Rice answered that this is the way the world works. For example, we did not go into World War II to build a democratic Germany.

But Rice's analogy was exactly right. And by the way, using the Holocaust as a bat to beat political enemies over the head is demeaning to Jews and to human dignity. Having lost relatives in the Holocaust does not, in any case, confer expertise in U.S. history.

Democracies rarely declare war to improve the world, as Rice could have explained had she had the chance. They fight to protect themselves, sometimes to fulfill treaty obligations. But once a war is underway, free peoples tend to think things over deeply. Casualties concentrate the mind. We refuse to let our soldiers die for too little. America at war has lifted its sights again and again from danger, self-interest and self-defense to a larger, nobler goal.

…World War II. And, of course, Rice is dead right: Once the war was over, we spent years cultivating democracy in Japan and Germany. But we entered the war because Japan attacked us and, four days later, Adolf Hitler declared war on us.”

Tuesday, October 04, 2005

Negotiate?? Jihadists Duty to Kill the Infidels

Not much to negotiate about.

Per Osama bin Laden Fatwa August 1996
- A holy war against all non-believers, infidels
- To be govern only by Shari'ah law
- Not man made civil law
[We] “have no intention except to enter paradise by killing you. An infidel, and enemy of God like you, cannot be in the same hell with his righteous executioner.”

Monday, October 03, 2005

Bush Brilliant Strategic Choice of Harriet Miers

Far Left Expect Democratic Senators to Bork Bush’s Court Nominees. If the Democratic Senators won’t fight Bush, the far left predictably will attack the Democratic Senators.

President George W. Bush, once again, has demonstrated that he is a strategic genius. He has nominated his White House counsel Harriet Miers to replace retiring Supreme Court Justice Sandra Day O'Connor. This choice could cause considerable disarray in the Democratic Party driving a wedge between office holders and the party’s very liberal wing which includes its largest financial supporters.
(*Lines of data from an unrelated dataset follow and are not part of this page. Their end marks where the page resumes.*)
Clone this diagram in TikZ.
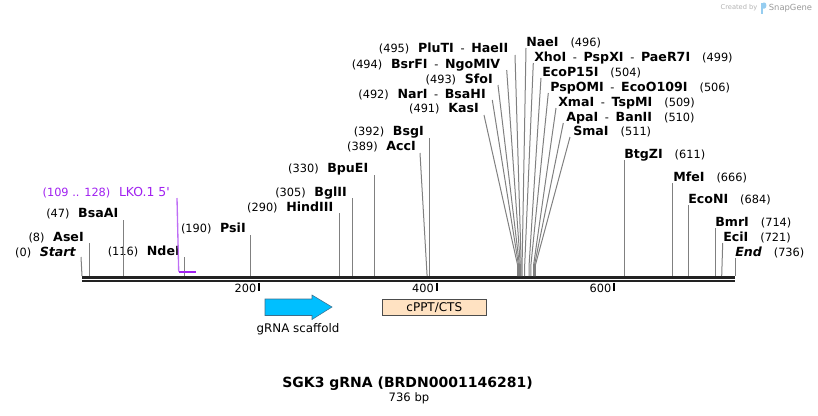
\documentclass[tikz,border=0pt]{standalone}
\usepackage{fontspec}
\setmainfont{DejaVu Sans}[Ligatures=TeXOff]
\usetikzlibrary{positioning}

\definecolor{bbdark}{RGB}{34,34,34}
\definecolor{sitegray}{RGB}{128,128,128}
\definecolor{featpurple}{RGB}{160,32,240}
\definecolor{featlilac}{RGB}{190,110,245}
\definecolor{scaffoldcyan}{RGB}{0,191,255}
\definecolor{scaffoldedge}{RGB}{60,110,140}
\definecolor{cpptfill}{RGB}{255,226,194}
\definecolor{logoblue}{RGB}{150,205,240}

\newcommand{\enz}[1]{{\fontsize{9.45}{11}\selectfont\bfseries #1}}
\newcommand{\enzi}[1]{{\fontsize{9.45}{11}\selectfont\bfseries\itshape #1}}
\newcommand{\dsh}{\hspace{5pt}-\hspace{5pt}}

\begin{document}
\begin{tikzpicture}[x=0.75pt,y=0.75pt,yscale=-1,
  lbl/.style={font=\fontsize{8.5}{10}\selectfont, inner sep=0pt, text height=7pt, text depth=2pt},
  site/.style={draw=sitegray, line width=0.75pt}]
\useasboundingbox (0,0) rectangle (818,415);

%Straight Lines [backbone]
\coordinate (bbL) at (82,277.5);
\coordinate (bbR) at (735,277.5);
\coordinate (bbL2) at (82,281.3);
\coordinate (bbR2) at (735,281.3);
\draw[draw=bbdark, line width=2.25pt] (bbL) -- (bbR);
\draw[draw=bbdark, line width=1.5pt] (bbL2) -- (bbR2);

%Straight Lines [ticks]
\coordinate (k200a) at (259.4,282.5); \coordinate (k200b) at (259.4,290.5);
\coordinate (k400a) at (436.9,282.5); \coordinate (k400b) at (436.9,290.5);
\coordinate (k600a) at (614.3,282.5); \coordinate (k600b) at (614.3,290.5);
\draw[line width=1.5pt] (k200a) -- (k200b);
\draw[line width=1.5pt] (k400a) -- (k400b);
\draw[line width=1.5pt] (k600a) -- (k600b);
\node[lbl, anchor=east] (n200) at (256.5,289.5) {200};
\node[lbl, anchor=east] (n400) at (434,289.5) {400};
\node[lbl, anchor=east] (n600) at (611.5,289.5) {600};

% Text Node [left labels]
\node[lbl, anchor=east] (lStart) at (76,253) {(0)\hspace{6.5pt}\enzi{Start}};
\node[lbl, anchor=east] (lAseI) at (84,238) {(8)\hspace{6.5pt}\enz{AseI}};
\node[lbl, anchor=east] (lBsaAI) at (118.5,214) {(47)\hspace{6.5pt}\enz{BsaAI}};
\node[lbl, anchor=east] (lNdeI) at (180,252) {(116)\hspace{6.5pt}\enz{NdeI}};
\node[lbl, anchor=east] (lPsiI) at (246,229) {(190)\hspace{6.5pt}\enz{PsiI}};
\node[lbl, anchor=east] (lHindIII) at (333.5,208) {(290)\hspace{6.5pt}\enz{HindIII}};
\node[lbl, anchor=east] (lBglII) at (347,193) {(305)\hspace{6.5pt}\enz{BglII}};
\node[lbl, anchor=east] (lBpuEI) at (368.5,169) {(330)\hspace{6.5pt}\enz{BpuEI}};
\node[lbl, anchor=east] (lAccI) at (416,147) {(389)\hspace{6.5pt}\enz{AccI}};
\node[lbl, anchor=east] (lBsgI) at (424,132) {(392)\hspace{6.5pt}\enz{BsgI}};
\node[lbl, anchor=east] (lKasI) at (479,109) {(491)\hspace{6.5pt}\enz{KasI}};
\node[lbl, anchor=east] (lNarI) at (486,95) {(492)\hspace{6.5pt}\enz{NarI}\dsh\enz{BsaHI}};
\node[lbl, anchor=east] (lSfoI) at (493,80) {(493)\hspace{6.5pt}\enz{SfoI}};
\node[lbl, anchor=east] (lBsrFI) at (500.5,65) {(494)\hspace{6.5pt}\enz{BsrFI}\dsh\enz{NgoMIV}};
\node[lbl, anchor=east] (lPluTI) at (508.5,49) {(495)\hspace{6.5pt}\enz{PluTI}\dsh\enz{HaeII}};

% Text Node [right labels]
\node[lbl, anchor=west] (lNaeI) at (526,43) {\enz{NaeI}\hspace{9pt}(496)};
\node[lbl, anchor=west] (lXhoI) at (534,58) {\enz{XhoI}\dsh\enz{PspXI}\dsh\enz{PaeR7I}\hspace{9pt}(499)};
\node[lbl, anchor=west] (lEcoP15I) at (542,73) {\enz{EcoP15I}\hspace{9pt}(504)};
\node[lbl, anchor=west] (lPspOMI) at (550,88) {\enz{PspOMI}\dsh\enz{EcoO109I}\hspace{9pt}(506)};
\node[lbl, anchor=west] (lXmaI) at (558,103) {\enz{XmaI}\dsh\enz{TspMI}\hspace{9pt}(509)};
\node[lbl, anchor=west] (lApaI) at (566,118) {\enz{ApaI}\dsh\enz{BanII}\hspace{9pt}(510)};
\node[lbl, anchor=west] (lSmaI) at (573,132) {\enz{SmaI}\hspace{9pt}(511)};
\node[lbl, anchor=west] (lBtgZI) at (624,155) {\enz{BtgZI}\hspace{9pt}(611)};
\node[lbl, anchor=west] (lMfeI) at (673,178) {\enz{MfeI}\hspace{9pt}(666)};
\node[lbl, anchor=west] (lEcoNI) at (688,200) {\enz{EcoNI}\hspace{9pt}(684)};
\node[lbl, anchor=west] (lBmrI) at (715,223) {\enz{BmrI}\hspace{9pt}(714)};
\node[lbl, anchor=west] (lEciI) at (723,238) {\enz{EciI}\hspace{9pt}(721)};
\node[lbl, anchor=west] (lEnd) at (735,253) {\enzi{End}\hspace{9pt}(736)};

%Straight Lines [single sites]
\coordinate (tStart) at (81,257);     \coordinate (sStart) at (82,276);
\coordinate (tAseI) at (89.1,243);    \coordinate (sAseI) at (89.1,276);
\coordinate (tBsaAI) at (123.7,220);  \coordinate (sBsaAI) at (123.7,276);
\coordinate (tNdeI) at (184.9,257);   \coordinate (sNdeI) at (184.9,276);
\coordinate (tPsiI) at (250.6,235);   \coordinate (sPsiI) at (250.6,276);
\coordinate (tHindIII) at (339.3,213); \coordinate (sHindIII) at (339.3,276);
\coordinate (tBglII) at (352.6,198);  \coordinate (sBglII) at (352.6,276);
\coordinate (tBpuEI) at (374.8,175);  \coordinate (sBpuEI) at (374.8,276);
\coordinate (tAccI) at (420,153);     \coordinate (sAccI) at (427.1,276);
\coordinate (tBsgI) at (429.8,138);   \coordinate (sBsgI) at (429.8,276);
\coordinate (tBtgZI) at (624.1,160);  \coordinate (sBtgZI) at (624.1,276);
\coordinate (tMfeI) at (672.9,183);   \coordinate (sMfeI) at (672.9,276);
\coordinate (tEcoNI) at (688.9,205);  \coordinate (sEcoNI) at (688.9,276);
\coordinate (tBmrI) at (715.5,228);   \coordinate (sBmrI) at (715.5,276);
\coordinate (tEciI) at (722.7,243);   \coordinate (sEciI) at (721.7,276);
\coordinate (tEnd) at (735,258);      \coordinate (sEnd) at (735,276);
\draw[site] (tStart) -- (sStart);
\draw[site] (tAseI) -- (sAseI);
\draw[site] (tBsaAI) -- (sBsaAI);
\draw[site] (tNdeI) -- (sNdeI);
\draw[site] (tPsiI) -- (sPsiI);
\draw[site] (tHindIII) -- (sHindIII);
\draw[site] (tBglII) -- (sBglII);
\draw[site] (tBpuEI) -- (sBpuEI);
\draw[site] (tAccI) -- (sAccI);
\draw[site] (tBsgI) -- (sBsgI);
\draw[site] (tBtgZI) -- (sBtgZI);
\draw[site] (tMfeI) -- (sMfeI);
\draw[site] (tEcoNI) -- (sEcoNI);
\draw[site] (tBmrI) -- (sBmrI);
\draw[site] (tEciI) -- (sEciI);
\draw[site] (tEnd) -- (sEnd);

%Straight Lines [fan 491 .. 511]
\coordinate (tKasI) at (484,115);    \coordinate (bKasI) at (517.6,265);  \coordinate (sKasI) at (517.6,276);
\coordinate (tNarI) at (492.3,100);  \coordinate (bNarI) at (518.5,265);  \coordinate (sNarI) at (518.5,276);
\coordinate (tSfoI) at (498,85);     \coordinate (bSfoI) at (519.4,265);  \coordinate (sSfoI) at (519.4,276);
\coordinate (tBsrFI) at (506.7,70);  \coordinate (bBsrFI) at (520.3,265); \coordinate (sBsrFI) at (520.3,276);
\coordinate (tPluTI) at (515,55);    \coordinate (bPluTI) at (521.2,265); \coordinate (sPluTI) at (521.2,276);
\coordinate (tNaeI) at (526,48);     \coordinate (bNaeI) at (522.1,265);  \coordinate (sNaeI) at (522.1,276);
\coordinate (tXhoI) at (533.3,63);   \coordinate (bXhoI) at (524.7,265);  \coordinate (sXhoI) at (524.7,276);
\coordinate (tEcoP15I) at (541,78);  \coordinate (bEcoP15I) at (529.1,265); \coordinate (sEcoP15I) at (529.1,276);
\coordinate (tPspOMI) at (548.3,93); \coordinate (bPspOMI) at (530.9,265); \coordinate (sPspOMI) at (530.9,276);
\coordinate (tXmaI) at (556,108);    \coordinate (bXmaI) at (533.6,265);  \coordinate (sXmaI) at (533.6,276);
\coordinate (tApaI) at (563.3,123);  \coordinate (bApaI) at (534.5,265);  \coordinate (sApaI) at (534.5,276);
\coordinate (tSmaI) at (570,137);    \coordinate (bSmaI) at (535.4,265);  \coordinate (sSmaI) at (535.4,276);
\draw[site] (tKasI) -- (bKasI) -- (sKasI);
\draw[site] (tNarI) -- (bNarI) -- (sNarI);
\draw[site] (tSfoI) -- (bSfoI) -- (sSfoI);
\draw[site] (tBsrFI) -- (bBsrFI) -- (sBsrFI);
\draw[site] (tPluTI) -- (bPluTI) -- (sPluTI);
\draw[site] (tNaeI) -- (bNaeI) -- (sNaeI);
\draw[site] (tXhoI) -- (bXhoI) -- (sXhoI);
\draw[site] (tEcoP15I) -- (bEcoP15I) -- (sEcoP15I);
\draw[site] (tPspOMI) -- (bPspOMI) -- (sPspOMI);
\draw[site] (tXmaI) -- (bXmaI) -- (sXmaI);
\draw[site] (tApaI) -- (bApaI) -- (sApaI);
\draw[site] (tSmaI) -- (bSmaI) -- (sSmaI);

%Straight Lines [LKO.1 5']
\node[lbl, anchor=east, text=featpurple] (lLKO) at (170,193) {(109 .. 128)\hspace{6.5pt}{\fontsize{9.3}{11}\selectfont LKO.1 5'}};
\coordinate (tLKO) at (177,198);
\coordinate (sLKO) at (178.7,271.5);
\coordinate (eLKO) at (195.6,271.5);
\draw[draw=featlilac, line width=1pt] (tLKO) -- (sLKO);
\draw[draw=featpurple, line width=1.5pt] (sLKO) -- (eLKO);

%Shape: Arrow [gRNA scaffold]
\draw[fill=scaffoldcyan, draw=scaffoldedge, line width=0.4pt] (265,299) -- (312,299) -- (312,295) -- (332,307) -- (312,319.5) -- (312,315.5) -- (265,315.5) -- cycle;
\node[font=\fontsize{8.9}{10}\selectfont, inner sep=0pt] (nScaffold) at (298,329) {gRNA scaffold};

%Shape: Rectangle [cPPT/CTS]
\draw[fill=cpptfill, draw=black!70, line width=0.5pt] (382,299.3) rectangle (486.7,315.3);
\node[font=\fontsize{9}{10}\selectfont, inner sep=0pt] (nCPPT) at (434.3,307.3) {cPPT/CTS};

% Text Node [title]
\node[font=\fontsize{10.5}{12}\selectfont\bfseries, inner sep=0pt] (nTitle) at (407.5,384) {SGK3 gRNA (BRDN0001146281)};
\node[font=\fontsize{8.7}{10}\selectfont, inner sep=0pt] (nLength) at (409,398.5) {736 bp};

% Text Node [watermark]
\node[font=\fontsize{5}{6}\selectfont, text=black!30, inner sep=0pt] (nCreated) at (739,8) {Created by};
\fill[logoblue] (760.5,2.5) rectangle (763,14);
\fill[logoblue] (763,2.5) -- (764.5,2.5) .. controls (767,2.5) and (767,8.5) .. (764.5,8.5) -- (763,8.5) -- cycle;
\node[font=\fontsize{6.3}{7}\selectfont, text=black!40, inner sep=0pt] (nSnapGene) at (790.5,8) {SnapGene};
\end{tikzpicture}
\end{document}
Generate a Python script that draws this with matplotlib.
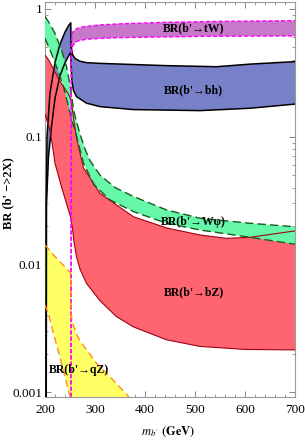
import numpy as np
import matplotlib
matplotlib.use("Agg")
import matplotlib.pyplot as plt
from matplotlib.ticker import FixedLocator, NullFormatter

plt.rcParams['font.family'] = ['Liberation Serif', 'DejaVu Serif']
plt.rcParams['mathtext.fontset'] = 'stix'

# -----------------------------
# DATA
# -----------------------------
YMIN, YMAX = 0.000916, 1.134

# BR(b' -> bZ), red band
bz_m_up = [200, 207, 220, 233, 247, 252, 257, 263, 277, 310, 377, 443, 510, 563, 610, 700]
bz_up = [0.436, 0.40, 0.32, 0.26, 0.215, 0.194, 0.14, 0.098, 0.057, 0.036, 0.0236, 0.0193, 0.017, 0.016, 0.0163, 0.0183]
bz_m_lo = [200, 205, 210, 215, 220, 233, 243, 251, 255, 258, 263, 270, 283, 310, 343, 377, 443, 510, 600, 700]
bz_lo = [0.152, 0.13, 0.113, 0.085, 0.062, 0.0405, 0.030, 0.0236, 0.019, 0.015, 0.0115, 0.0092, 0.0071,
         0.0052, 0.0039, 0.00324, 0.00257, 0.00228, 0.00216, 0.00214]

# BR(b' -> W phi), green band
wp_m_up = [200, 207, 220, 233, 243, 250, 257, 260, 270, 280, 290, 310, 340, 377, 443, 510, 610, 700]
wp_up = [0.87, 0.795, 0.645, 0.477, 0.354, 0.255, 0.165, 0.145, 0.105, 0.08, 0.065, 0.05, 0.04, 0.034,
         0.0267, 0.023, 0.021, 0.0197]
wp_m_lo = [200, 210, 223, 237, 247, 253, 260, 268, 277, 298, 330, 377, 443, 510, 610, 700]
wp_lo = [0.589, 0.477, 0.354, 0.246, 0.172, 0.135, 0.113, 0.085, 0.062, 0.042, 0.032, 0.0259, 0.021,
         0.0186, 0.0163, 0.0144]

# BR(b' -> bh), blue band
bh_m_up = [202, 202.5, 204, 210, 220, 230, 240, 247, 251.5, 252.3, 255, 260, 270, 283, 310, 443, 543, 610, 700]
bh_up = [YMIN, 0.03, 0.1, 0.22, 0.38, 0.53, 0.66, 0.74, 0.78, 0.5, 0.44, 0.41, 0.39, 0.38, 0.375, 0.36,
         0.353, 0.37, 0.387]
bh_m_lo = [202.5, 203, 207, 213, 220, 230, 240, 251.5, 252.5, 253.5, 257, 263, 283, 310, 377, 510, 610, 700]
bh_lo = [YMIN, 0.03, 0.07, 0.12, 0.2, 0.3, 0.38, 0.46, 0.35, 0.277, 0.23, 0.206, 0.183, 0.172, 0.163,
         0.16, 0.167, 0.18]

# BR(b' -> tW), violet band
tw_m_up = [252, 252.5, 254, 256, 263, 277, 310, 343, 443, 550, 700]
tw_up = [YMIN, 0.5, 0.62, 0.664, 0.70, 0.727, 0.75, 0.763, 0.787, 0.80, 0.81]
tw_m_lo = [252, 252.8, 256, 260, 264, 283, 343, 510, 700]
tw_lo = [YMIN, 0.45, 0.52, 0.54, 0.56, 0.58, 0.596, 0.61, 0.615]

# BR(b' -> qZ), yellow band
qz_m_up = [200, 220, 250, 252, 252.3, 256, 262, 270, 283, 303, 330, 363, 368]
qz_up = [0.0142, 0.0115, 0.0087, 0.0084, 0.004, 0.0034, 0.0029, 0.0025, 0.00215, 0.00168, 0.00132,
         0.00096, YMIN]
qz_m_lo = [200, 207, 217, 230, 240, 249, 250.5]
qz_lo = [0.0048, 0.0041, 0.00286, 0.00188, 0.00132, 0.00095, YMIN]

labels = ["BR(b'→tW)", "BR(b'→bh)", "BR(b'→Wφ)", "BR(b'→bZ)", "BR(b'→qZ)"]
label_m = [498, 497, 497, 497, 268]
label_br = [0.71, 0.232, 0.0216, 0.0061, 0.0015]

x_ticks = [200, 300, 400, 500, 600, 700]
y_ticks = [0.001, 0.01, 0.1, 1]
y_ticklabels = ["0.001", "0.01", "0.1", "1"]


def band(ax, m_up, up, m_lo, lo, fc, ec, ls, lw, z):
    xs = list(m_up) + list(m_lo)[::-1]
    ys = list(up) + list(lo)[::-1]
    ax.fill(xs, ys, color=fc, lw=0, zorder=z)
    ax.plot(m_up, up, color=ec, ls=ls, lw=lw, zorder=10, solid_capstyle='butt')
    ax.plot(m_lo, lo, color=ec, ls=ls, lw=lw, zorder=10, solid_capstyle='butt')


fig = plt.figure(figsize=(3.05, 4.42), dpi=100)
ax = fig.add_axes([45 / 305, 1 - 397 / 442, 250 / 305, 395 / 442])

band(ax, bh_m_up, bh_up, bh_m_lo, bh_lo, "#7880c8", "black", "-", 1.1, 1)
band(ax, bz_m_up, bz_up, bz_m_lo, bz_lo, "#ff6570", "#a00010", "-", 0.8, 2)
band(ax, wp_m_up, wp_up, wp_m_lo, wp_lo, "#66f7aa", "#1a5a1a", (0, (6, 3)), 1.0, 3)
band(ax, tw_m_up, tw_up, tw_m_lo, tw_lo, "#c878c8", "#ff00ff", (0, (3, 1.5)), 1.0, 4)
band(ax, qz_m_up, qz_up, qz_m_lo, qz_lo, "#ffff66", "#ff8c1a", (0, (5, 3)), 1.0, 5)

for txt, xm, yb in zip(labels, label_m, label_br):
    ax.text(xm, yb, txt, ha='center', va='center', fontsize=8.5, fontweight='bold', zorder=20)

ax.set_yscale('log')
ax.set_xlim(200, 700)
ax.set_ylim(YMIN, YMAX)

ax.set_xticks(x_ticks)
ax.set_xticklabels([str(t) for t in x_ticks])
ax.xaxis.set_minor_locator(FixedLocator(np.arange(200, 701, 20)))
ax.set_yticks(y_ticks)
ax.set_yticklabels(y_ticklabels)
ax.yaxis.set_minor_locator(FixedLocator([k * 10.0 ** e for e in range(-3, 0) for k in range(2, 10)]))
ax.yaxis.set_minor_formatter(NullFormatter())

ax.tick_params(which='both', direction='in', top=True, right=True, color='#888888', labelsize=9.5)
ax.tick_params(which='major', length=4, width=0.7)
ax.tick_params(which='minor', length=2.2, width=0.6)
ax.tick_params(axis='x', pad=5)
ax.tick_params(axis='y', pad=2)
for s in ax.spines.values():
    s.set_color('#999999')
    s.set_linewidth(0.8)

fig.text(8 / 305, 1 - 193 / 442, "BR (b' −>2X)", rotation=90, ha='center', va='center',
         fontsize=9, fontweight='bold')
fig.text(168 / 305, 1 - 432 / 442, r"$m_{b'}$ $\mathbf{(GeV)}$", ha='center', va='center', fontsize=9)

fig.savefig("out.png", dpi=100)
Although Harriet Miers is a Sunday School teaching fundamentalist Christian, President Bush is catching flack from Republican conservative supporters since she may not be another Justice Antonin Scalia or Clarence Thomas. However, the damage done to the Republican Party will be slight compared to what is likely to happen in Democratic ranks. They won’t be able to help themselves.

Conservatives fear that Miers is another Justice David Souter, a Republican appointee who reliably votes with the liberal wing of the Supreme Court. Clearly the biggest difference is that while David Souter was an unknown New Hampshire Supreme Court Jurist to most, he was also a big unknown President George Hubert Walker Bush. How much of an unknown is Harriet Miers to George W. Bush? Their relationship goes way back: including being Bush’s personal attorney. She served in Bush’s administrations as:
1995-2000: Texas Lottery Commission chairwoman
2001-2003: White House staff secretary
2003-2004: White House deputy chief of staff for policy
February 2005-present: White House counsel

The lunatic Bush-hating portion of the Democratic Party will begin hating their inept Senators and withhold donations and, perhaps, initiate primary election challenges. President Bush’s strategic choice will be a gift that keeps on giving. Every Supreme Court decision with Chief Justice Roberts and/or Harriet Miers in the majority and the left will be reminded and seek their revenge again and again.

They will particularly going to go for the scalp of “Democratic Leader Harry Reid …
Mr. Reid had personally recommended that Mr. Bush consider Ms. Miers for nomination.” See Bush Nominates Harriet Miers in the Wall Street Journal October 3, 2005.


See Prior Posts:
Should Presidents Transform US Supreme Court?
Should Presidents Transform US Supreme Court? – Part II
Remember the 2000 Florida Recount and Supreme Court Cases – What Happened?
Blue States to Secede from the Union

Sunday, October 02, 2005

New Orleans Feasibility Study to Take Six Years

Ross Perot says “Fix it” like things can be easily and quickly fixed.

I saw this today from June 2003 article in Civil Engineering Magazine on whether or how to protect New Orleans from floods:

"During the past 40 years the US Army Corps of Engineers has spent hundreds of millions of dollars constructing a barrier around the low-lying city of New Orleans to protect it from hurricanes. But is the system of levees high enough? And can any defense ultimately protect a city that is perpetually sinking -- in some areas at the rate of half an inch per year?"

"any concerted effort to protect the city [New Orleans] from a storm of category 4 or 5 will probably take 30 years to complete. And the feasibility study alone for such an effort will cost as much as $8 million. Even though Congress has authorized the feasibility study, funding has not yet been appropriated. When funds are made available, the study will take about six years to complete.

“That’s a lot of time to get the study before Congress,” Naomi admits. “Hopefully we won’t have a major storm before then”.